Asked by Mildred, Maine
I have severe gastroparesis with a gastric pacemaker and have had no relief. I am now on a full liquid diet and still have many problems. Is there anything else I can do?
Dr. Otis Brawley
Chief Medical Officer,
American Cancer Society
Gastroparesis is also called gastric stasis or delayed gastric emptying. Food doesn't move through the stomach and small bowel as it should.
People who have this can experience nausea, vomiting, bloating, early and easy satiety, and weight loss.
Some people with gastroparesis actually experience reflux, which is a condition in which food from the stomach travels back up the esophagus and even into the mouth and throat.
Some patients have occasional episodes of it; others have it chronically.
Gastroparesis in either form is most commonly caused by long-term diabetes mellitus. The more chronic form is occasionally seen in multiple sclerosis and is rarely due to some uncommon muscle diseases such as hollow visceral myopathy or progressive systemic sclerosis.
It is usually diagnosed with a nuclear medicine gastric emptying study. In this study, the patient eats a substance that can be imaged as is travels through the bowel.
Gastroparesis must be distinguished from a subacute obstruction of the bowel. Obstruction can cause delayed gastric emptying and the same symptoms of gastroparesis. Obstruction often requires surgical therapy.
The management of gastroparesis requires a gastroenterologist working with a dietitian or nutrition expert. Initial treatment is with dietary modifications.
There can be benefit to frequent small meals and limiting intake of dietary fat and nondigestible fiber, such as fresh fruits and vegetables. Liquids tend to pass through the stomach and small bowel better than solids. Some may have to consume homogenized or liquid meals supplemented with vitamins.
Attention must be paid to adequate hydration, adequate caloric intake and maintenance of body minerals such as potassium and sodium. Long-term mineral and vitamin deficiencies (especially deficiencies of vitamin B12 and Iron) can be a problem.
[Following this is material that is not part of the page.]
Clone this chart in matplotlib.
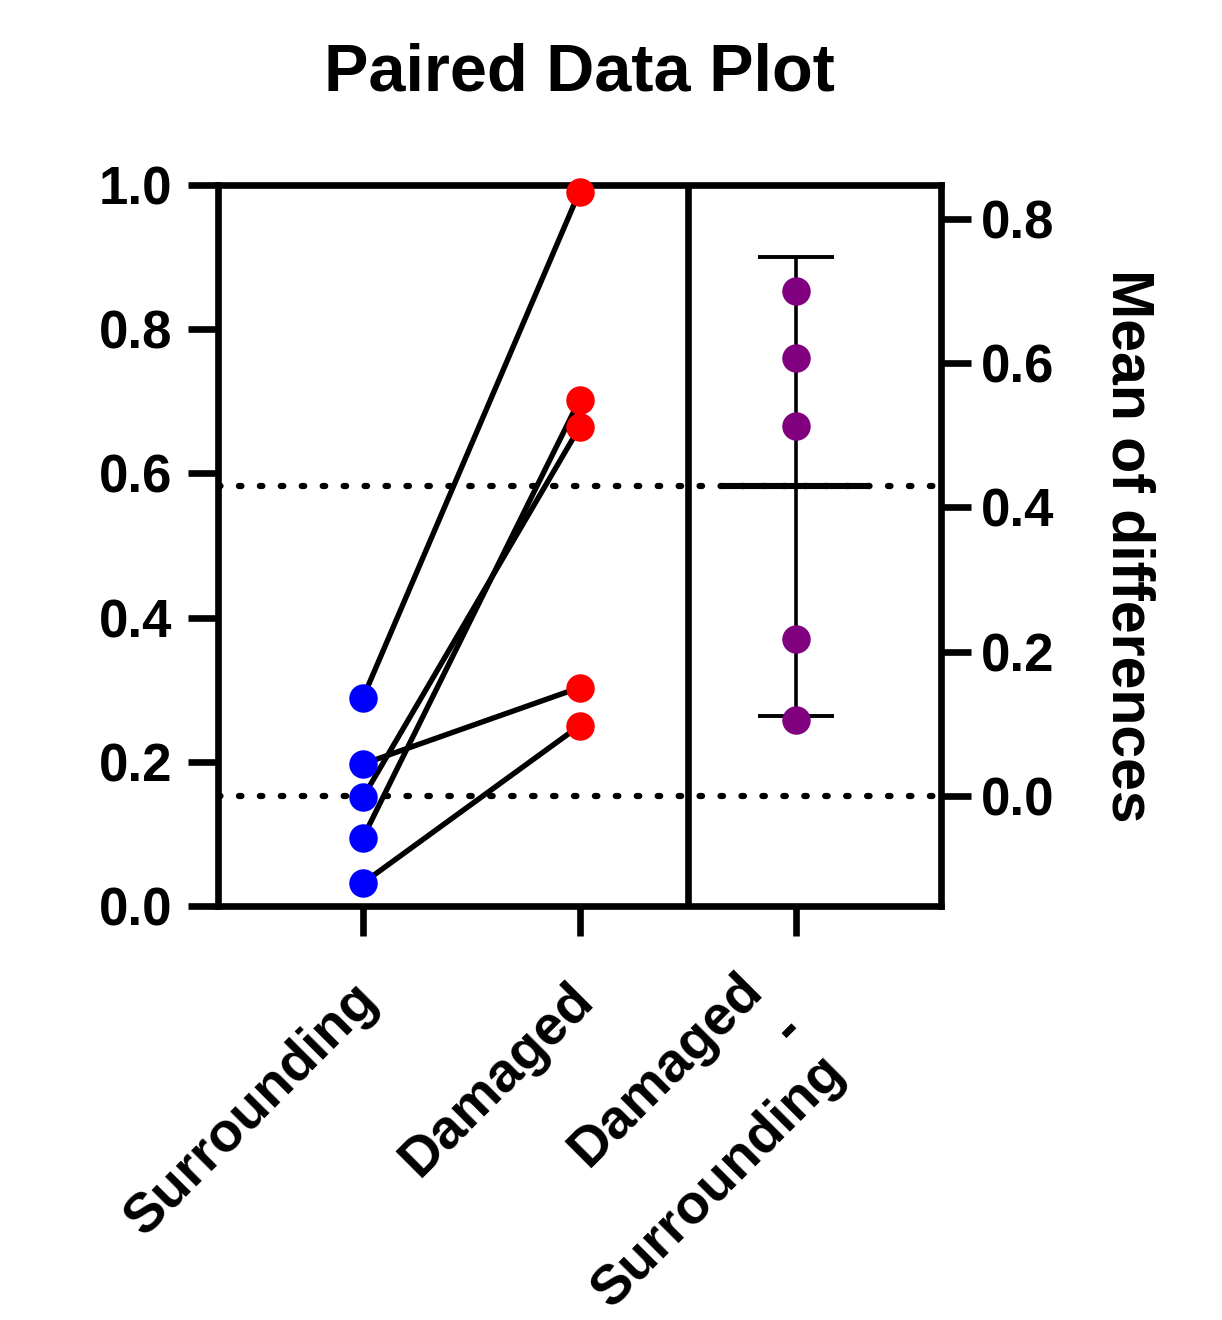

One must also be attentive to blood-sugar levels in those with diabetes.
In an acute episode of gastroparesis, the antibiotic erythromycin can be given by slow intravenous infusion to "kick-start" the stomach. It stimulates contraction of the stomach and stomach emptying.
Other drugs that are often used on a more chronic basis are metoclopramide, domperidone and Cisapride. These drugs all have serious side effects and should be used only when absolutely necessary. Long-term metaclopramide can cause anxiety, depression and neurologic symptoms. Domperidone and Cisapride are commonly used in some countries, but their use is severely restricted in the U.S., as they have significant interactions with a number of commonly used drugs.
Occasionally, severe gastroparesis is treated with liquid feeding through a tube that is surgically placed through the abdominal wall and into the small bowel. This is called a jejunostomy tube. Even more severe gastroparesis is treated with parenteral nutrition, which is a complicated intravenous feeding regimen.
Gastric electrical stimulation with an implantable device is a treatment for which there is very limited clinical trial evidence of efficacy. It is designated as a humanitarian use device that is to be tried only in patients with very severe gastroparesis.
For more detailed information, I would refer you to the the American Gastroenterological Association technical review for gastroparesis.